(Exercise task):
Retype the opening lines of the data exactly, stopping after the line that contains "import * as". Skip every picture.

(Dataset extract):
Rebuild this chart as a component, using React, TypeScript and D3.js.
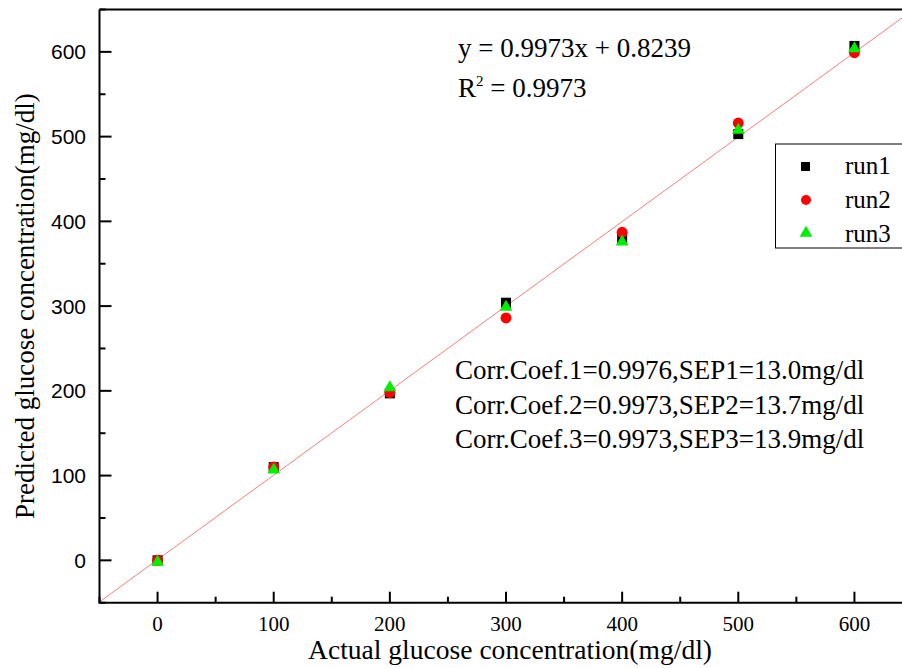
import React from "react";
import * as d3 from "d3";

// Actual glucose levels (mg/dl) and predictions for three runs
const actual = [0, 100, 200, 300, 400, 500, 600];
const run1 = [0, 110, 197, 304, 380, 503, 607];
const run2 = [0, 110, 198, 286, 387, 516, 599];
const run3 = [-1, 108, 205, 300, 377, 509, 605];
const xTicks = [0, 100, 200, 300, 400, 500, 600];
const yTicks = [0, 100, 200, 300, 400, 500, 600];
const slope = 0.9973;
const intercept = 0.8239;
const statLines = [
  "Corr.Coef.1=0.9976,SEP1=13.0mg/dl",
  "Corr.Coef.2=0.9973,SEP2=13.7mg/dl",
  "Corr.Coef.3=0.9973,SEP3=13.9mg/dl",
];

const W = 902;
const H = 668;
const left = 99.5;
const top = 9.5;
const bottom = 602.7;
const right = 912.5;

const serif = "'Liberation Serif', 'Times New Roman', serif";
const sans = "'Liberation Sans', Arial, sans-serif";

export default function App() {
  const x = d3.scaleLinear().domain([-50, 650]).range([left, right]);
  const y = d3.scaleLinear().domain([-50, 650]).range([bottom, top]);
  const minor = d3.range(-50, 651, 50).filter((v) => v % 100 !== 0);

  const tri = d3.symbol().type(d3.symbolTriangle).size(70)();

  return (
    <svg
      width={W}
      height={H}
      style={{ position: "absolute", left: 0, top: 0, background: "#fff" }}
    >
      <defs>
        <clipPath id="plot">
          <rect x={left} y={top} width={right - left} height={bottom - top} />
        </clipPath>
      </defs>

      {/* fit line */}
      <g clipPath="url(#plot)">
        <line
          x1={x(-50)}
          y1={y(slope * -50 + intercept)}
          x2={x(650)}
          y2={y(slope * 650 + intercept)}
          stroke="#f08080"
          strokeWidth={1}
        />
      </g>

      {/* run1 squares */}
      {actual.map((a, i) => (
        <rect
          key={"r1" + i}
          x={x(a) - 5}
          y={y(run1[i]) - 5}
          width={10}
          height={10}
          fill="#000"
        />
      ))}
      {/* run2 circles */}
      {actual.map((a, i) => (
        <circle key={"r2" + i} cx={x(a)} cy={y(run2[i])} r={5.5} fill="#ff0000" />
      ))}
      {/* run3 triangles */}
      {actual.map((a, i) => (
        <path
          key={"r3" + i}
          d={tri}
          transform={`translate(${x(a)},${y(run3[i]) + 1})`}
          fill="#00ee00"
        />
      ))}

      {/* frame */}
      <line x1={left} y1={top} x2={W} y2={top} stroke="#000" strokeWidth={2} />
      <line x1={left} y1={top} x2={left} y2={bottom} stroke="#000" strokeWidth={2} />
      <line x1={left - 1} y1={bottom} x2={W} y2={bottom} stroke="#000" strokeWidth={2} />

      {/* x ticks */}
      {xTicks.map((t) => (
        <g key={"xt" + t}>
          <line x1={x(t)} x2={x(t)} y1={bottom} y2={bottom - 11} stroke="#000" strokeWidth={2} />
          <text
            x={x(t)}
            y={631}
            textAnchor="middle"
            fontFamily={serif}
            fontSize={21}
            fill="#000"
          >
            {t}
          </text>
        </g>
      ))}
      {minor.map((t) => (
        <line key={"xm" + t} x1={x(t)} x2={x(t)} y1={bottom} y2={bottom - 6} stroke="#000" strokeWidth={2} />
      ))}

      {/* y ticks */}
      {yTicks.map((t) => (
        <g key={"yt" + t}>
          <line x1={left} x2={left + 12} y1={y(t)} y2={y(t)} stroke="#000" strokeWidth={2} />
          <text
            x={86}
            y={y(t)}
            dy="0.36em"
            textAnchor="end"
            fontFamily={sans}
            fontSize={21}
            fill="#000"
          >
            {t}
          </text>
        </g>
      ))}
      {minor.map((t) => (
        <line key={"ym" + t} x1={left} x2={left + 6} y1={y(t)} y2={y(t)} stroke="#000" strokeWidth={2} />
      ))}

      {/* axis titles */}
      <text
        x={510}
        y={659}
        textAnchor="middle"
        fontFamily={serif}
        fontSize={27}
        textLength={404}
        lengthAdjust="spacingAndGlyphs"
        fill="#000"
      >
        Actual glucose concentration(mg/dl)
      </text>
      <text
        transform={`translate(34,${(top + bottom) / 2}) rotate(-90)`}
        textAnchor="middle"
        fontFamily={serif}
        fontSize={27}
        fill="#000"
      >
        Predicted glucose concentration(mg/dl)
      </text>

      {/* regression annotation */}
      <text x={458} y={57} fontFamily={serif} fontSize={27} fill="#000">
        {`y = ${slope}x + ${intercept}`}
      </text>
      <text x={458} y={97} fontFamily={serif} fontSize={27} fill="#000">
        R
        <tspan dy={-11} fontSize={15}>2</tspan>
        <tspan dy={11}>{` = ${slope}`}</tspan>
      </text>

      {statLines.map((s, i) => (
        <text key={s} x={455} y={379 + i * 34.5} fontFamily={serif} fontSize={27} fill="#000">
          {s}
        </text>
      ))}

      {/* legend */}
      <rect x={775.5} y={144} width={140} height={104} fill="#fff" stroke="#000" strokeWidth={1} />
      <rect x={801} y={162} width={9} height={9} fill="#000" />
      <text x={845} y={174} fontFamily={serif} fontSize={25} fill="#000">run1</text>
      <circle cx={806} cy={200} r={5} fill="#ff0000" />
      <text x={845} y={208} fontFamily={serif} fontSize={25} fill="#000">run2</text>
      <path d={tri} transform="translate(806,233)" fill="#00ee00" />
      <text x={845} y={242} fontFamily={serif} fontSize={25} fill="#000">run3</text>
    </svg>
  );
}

(Expected output):
Rebuild this chart as a component, using React, TypeScript and D3.js.
import React from "react";
import * as d3 from "d3";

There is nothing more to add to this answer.